- THE REQUEST -
Omit all images. Transcribe the rest of the material below exactly.

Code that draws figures
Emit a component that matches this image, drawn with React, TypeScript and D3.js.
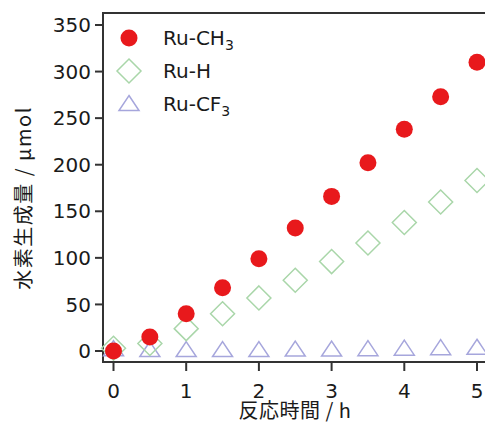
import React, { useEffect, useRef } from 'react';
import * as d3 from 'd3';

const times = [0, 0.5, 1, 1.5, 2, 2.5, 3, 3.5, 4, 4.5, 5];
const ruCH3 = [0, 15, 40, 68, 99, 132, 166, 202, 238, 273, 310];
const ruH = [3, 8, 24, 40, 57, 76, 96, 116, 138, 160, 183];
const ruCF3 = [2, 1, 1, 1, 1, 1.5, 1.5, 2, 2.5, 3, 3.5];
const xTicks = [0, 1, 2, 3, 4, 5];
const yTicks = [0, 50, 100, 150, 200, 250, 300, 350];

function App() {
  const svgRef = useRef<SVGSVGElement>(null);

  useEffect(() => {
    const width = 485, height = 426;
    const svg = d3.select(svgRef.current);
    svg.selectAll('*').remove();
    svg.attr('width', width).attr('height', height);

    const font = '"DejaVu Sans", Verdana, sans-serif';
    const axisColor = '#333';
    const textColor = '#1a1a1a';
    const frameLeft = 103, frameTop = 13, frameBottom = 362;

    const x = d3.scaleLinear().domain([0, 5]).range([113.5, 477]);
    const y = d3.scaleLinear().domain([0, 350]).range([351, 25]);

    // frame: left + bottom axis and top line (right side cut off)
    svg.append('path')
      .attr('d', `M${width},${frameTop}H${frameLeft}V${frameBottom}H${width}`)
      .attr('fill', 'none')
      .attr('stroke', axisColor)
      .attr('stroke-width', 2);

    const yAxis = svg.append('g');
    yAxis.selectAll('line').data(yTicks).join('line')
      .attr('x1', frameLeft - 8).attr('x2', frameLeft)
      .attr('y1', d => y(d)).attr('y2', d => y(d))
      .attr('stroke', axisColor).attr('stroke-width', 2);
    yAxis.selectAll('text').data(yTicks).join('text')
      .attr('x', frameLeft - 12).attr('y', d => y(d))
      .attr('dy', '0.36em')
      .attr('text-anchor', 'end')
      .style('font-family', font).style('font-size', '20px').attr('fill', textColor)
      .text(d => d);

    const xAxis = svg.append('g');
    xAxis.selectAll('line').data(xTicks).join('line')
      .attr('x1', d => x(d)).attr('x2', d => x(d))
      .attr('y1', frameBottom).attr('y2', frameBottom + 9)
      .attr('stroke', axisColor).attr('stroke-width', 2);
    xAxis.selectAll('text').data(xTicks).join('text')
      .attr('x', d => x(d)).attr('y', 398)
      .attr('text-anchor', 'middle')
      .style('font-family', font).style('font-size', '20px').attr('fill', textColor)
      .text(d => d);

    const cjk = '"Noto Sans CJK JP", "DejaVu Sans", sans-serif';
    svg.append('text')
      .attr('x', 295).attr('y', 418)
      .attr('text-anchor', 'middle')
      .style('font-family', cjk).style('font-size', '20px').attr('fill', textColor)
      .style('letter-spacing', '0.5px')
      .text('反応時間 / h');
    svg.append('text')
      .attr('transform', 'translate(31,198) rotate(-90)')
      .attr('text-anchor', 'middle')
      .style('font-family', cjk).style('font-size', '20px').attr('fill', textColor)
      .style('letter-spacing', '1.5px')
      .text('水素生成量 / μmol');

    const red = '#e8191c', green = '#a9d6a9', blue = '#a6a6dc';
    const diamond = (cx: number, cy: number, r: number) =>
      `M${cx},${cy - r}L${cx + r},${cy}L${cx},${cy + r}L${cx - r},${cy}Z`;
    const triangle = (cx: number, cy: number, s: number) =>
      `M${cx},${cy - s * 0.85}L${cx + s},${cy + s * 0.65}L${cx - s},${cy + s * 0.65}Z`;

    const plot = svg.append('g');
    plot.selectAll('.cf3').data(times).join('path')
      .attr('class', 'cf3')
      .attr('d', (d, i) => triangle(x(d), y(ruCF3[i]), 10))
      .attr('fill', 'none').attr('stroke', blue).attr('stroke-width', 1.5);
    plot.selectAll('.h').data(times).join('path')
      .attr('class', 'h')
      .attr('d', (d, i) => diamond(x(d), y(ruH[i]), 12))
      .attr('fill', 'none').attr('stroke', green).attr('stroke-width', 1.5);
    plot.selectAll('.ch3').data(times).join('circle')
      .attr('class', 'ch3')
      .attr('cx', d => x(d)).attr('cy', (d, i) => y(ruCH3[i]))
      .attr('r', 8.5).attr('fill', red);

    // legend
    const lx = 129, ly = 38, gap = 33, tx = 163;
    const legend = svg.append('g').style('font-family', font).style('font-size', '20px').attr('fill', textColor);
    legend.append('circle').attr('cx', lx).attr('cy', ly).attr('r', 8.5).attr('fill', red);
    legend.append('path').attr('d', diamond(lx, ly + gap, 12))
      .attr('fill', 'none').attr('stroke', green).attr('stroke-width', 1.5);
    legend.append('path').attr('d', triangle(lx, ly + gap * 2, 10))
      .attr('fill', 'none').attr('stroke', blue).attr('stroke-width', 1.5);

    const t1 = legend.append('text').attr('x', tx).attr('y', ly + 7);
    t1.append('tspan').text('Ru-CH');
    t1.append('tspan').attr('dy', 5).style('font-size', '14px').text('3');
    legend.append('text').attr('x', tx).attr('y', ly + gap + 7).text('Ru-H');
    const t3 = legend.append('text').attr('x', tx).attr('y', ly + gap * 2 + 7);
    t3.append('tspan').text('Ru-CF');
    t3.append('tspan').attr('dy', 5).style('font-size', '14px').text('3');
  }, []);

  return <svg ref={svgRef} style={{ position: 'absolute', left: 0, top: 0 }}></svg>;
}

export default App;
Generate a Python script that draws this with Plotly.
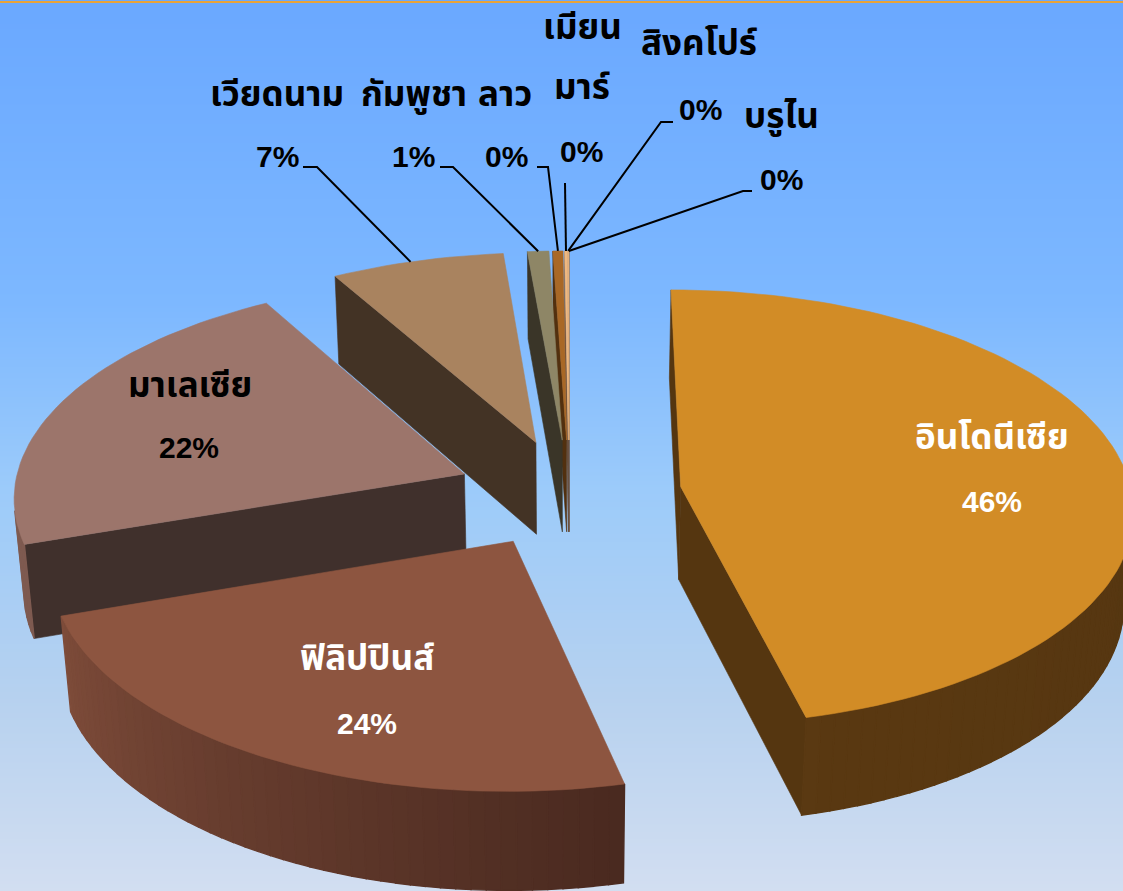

- ANSWER IN FULL -
Emit a component that matches this image, drawn with React, TypeScript and D3.js.
import React, { useEffect, useRef } from 'react';
import * as d3 from 'd3';

const times = [0, 0.5, 1, 1.5, 2, 2.5, 3, 3.5, 4, 4.5, 5];
const ruCH3 = [0, 15, 40, 68, 99, 132, 166, 202, 238, 273, 310];
const ruH = [3, 8, 24, 40, 57, 76, 96, 116, 138, 160, 183];
const ruCF3 = [2, 1, 1, 1, 1, 1.5, 1.5, 2, 2.5, 3, 3.5];
const xTicks = [0, 1, 2, 3, 4, 5];
const yTicks = [0, 50, 100, 150, 200, 250, 300, 350];

function App() {
  const svgRef = useRef<SVGSVGElement>(null);

  useEffect(() => {
    const width = 485, height = 426;
    const svg = d3.select(svgRef.current);
    svg.selectAll('*').remove();
    svg.attr('width', width).attr('height', height);

    const font = '"DejaVu Sans", Verdana, sans-serif';
    const axisColor = '#333';
    const textColor = '#1a1a1a';
    const frameLeft = 103, frameTop = 13, frameBottom = 362;

    const x = d3.scaleLinear().domain([0, 5]).range([113.5, 477]);
    const y = d3.scaleLinear().domain([0, 350]).range([351, 25]);

    // frame: left + bottom axis and top line (right side cut off)
    svg.append('path')
      .attr('d', `M${width},${frameTop}H${frameLeft}V${frameBottom}H${width}`)
      .attr('fill', 'none')
      .attr('stroke', axisColor)
      .attr('stroke-width', 2);

    const yAxis = svg.append('g');
    yAxis.selectAll('line').data(yTicks).join('line')
      .attr('x1', frameLeft - 8).attr('x2', frameLeft)
      .attr('y1', d => y(d)).attr('y2', d => y(d))
      .attr('stroke', axisColor).attr('stroke-width', 2);
    yAxis.selectAll('text').data(yTicks).join('text')
      .attr('x', frameLeft - 12).attr('y', d => y(d))
      .attr('dy', '0.36em')
      .attr('text-anchor', 'end')
      .style('font-family', font).style('font-size', '20px').attr('fill', textColor)
      .text(d => d);

    const xAxis = svg.append('g');
    xAxis.selectAll('line').data(xTicks).join('line')
      .attr('x1', d => x(d)).attr('x2', d => x(d))
      .attr('y1', frameBottom).attr('y2', frameBottom + 9)
      .attr('stroke', axisColor).attr('stroke-width', 2);
    xAxis.selectAll('text').data(xTicks).join('text')
      .attr('x', d => x(d)).attr('y', 398)
      .attr('text-anchor', 'middle')
      .style('font-family', font).style('font-size', '20px').attr('fill', textColor)
      .text(d => d);

    const cjk = '"Noto Sans CJK JP", "DejaVu Sans", sans-serif';
    svg.append('text')
      .attr('x', 295).attr('y', 418)
      .attr('text-anchor', 'middle')
      .style('font-family', cjk).style('font-size', '20px').attr('fill', textColor)
      .style('letter-spacing', '0.5px')
      .text('反応時間 / h');
    svg.append('text')
      .attr('transform', 'translate(31,198) rotate(-90)')
      .attr('text-anchor', 'middle')
      .style('font-family', cjk).style('font-size', '20px').attr('fill', textColor)
      .style('letter-spacing', '1.5px')
      .text('水素生成量 / μmol');

    const red = '#e8191c', green = '#a9d6a9', blue = '#a6a6dc';
    const diamond = (cx: number, cy: number, r: number) =>
      `M${cx},${cy - r}L${cx + r},${cy}L${cx},${cy + r}L${cx - r},${cy}Z`;
    const triangle = (cx: number, cy: number, s: number) =>
      `M${cx},${cy - s * 0.85}L${cx + s},${cy + s * 0.65}L${cx - s},${cy + s * 0.65}Z`;

    const plot = svg.append('g');
    plot.selectAll('.cf3').data(times).join('path')
      .attr('class', 'cf3')
      .attr('d', (d, i) => triangle(x(d), y(ruCF3[i]), 10))
      .attr('fill', 'none').attr('stroke', blue).attr('stroke-width', 1.5);
    plot.selectAll('.h').data(times).join('path')
      .attr('class', 'h')
      .attr('d', (d, i) => diamond(x(d), y(ruH[i]), 12))
      .attr('fill', 'none').attr('stroke', green).attr('stroke-width', 1.5);
    plot.selectAll('.ch3').data(times).join('circle')
      .attr('class', 'ch3')
      .attr('cx', d => x(d)).attr('cy', (d, i) => y(ruCH3[i]))
      .attr('r', 8.5).attr('fill', red);

    // legend
    const lx = 129, ly = 38, gap = 33, tx = 163;
    const legend = svg.append('g').style('font-family', font).style('font-size', '20px').attr('fill', textColor);
    legend.append('circle').attr('cx', lx).attr('cy', ly).attr('r', 8.5).attr('fill', red);
    legend.append('path').attr('d', diamond(lx, ly + gap, 12))
      .attr('fill', 'none').attr('stroke', green).attr('stroke-width', 1.5);
    legend.append('path').attr('d', triangle(lx, ly + gap * 2, 10))
      .attr('fill', 'none').attr('stroke', blue).attr('stroke-width', 1.5);

    const t1 = legend.append('text').attr('x', tx).attr('y', ly + 7);
    t1.append('tspan').text('Ru-CH');
    t1.append('tspan').attr('dy', 5).style('font-size', '14px').text('3');
    legend.append('text').attr('x', tx).attr('y', ly + gap + 7).text('Ru-H');
    const t3 = legend.append('text').attr('x', tx).attr('y', ly + gap * 2 + 7);
    t3.append('tspan').text('Ru-CF');
    t3.append('tspan').attr('dy', 5).style('font-size', '14px').text('3');
  }, []);

  return <svg ref={svgRef} style={{ position: 'absolute', left: 0, top: 0 }}></svg>;
}

export default App;
Generate a Python script that draws this with Plotly.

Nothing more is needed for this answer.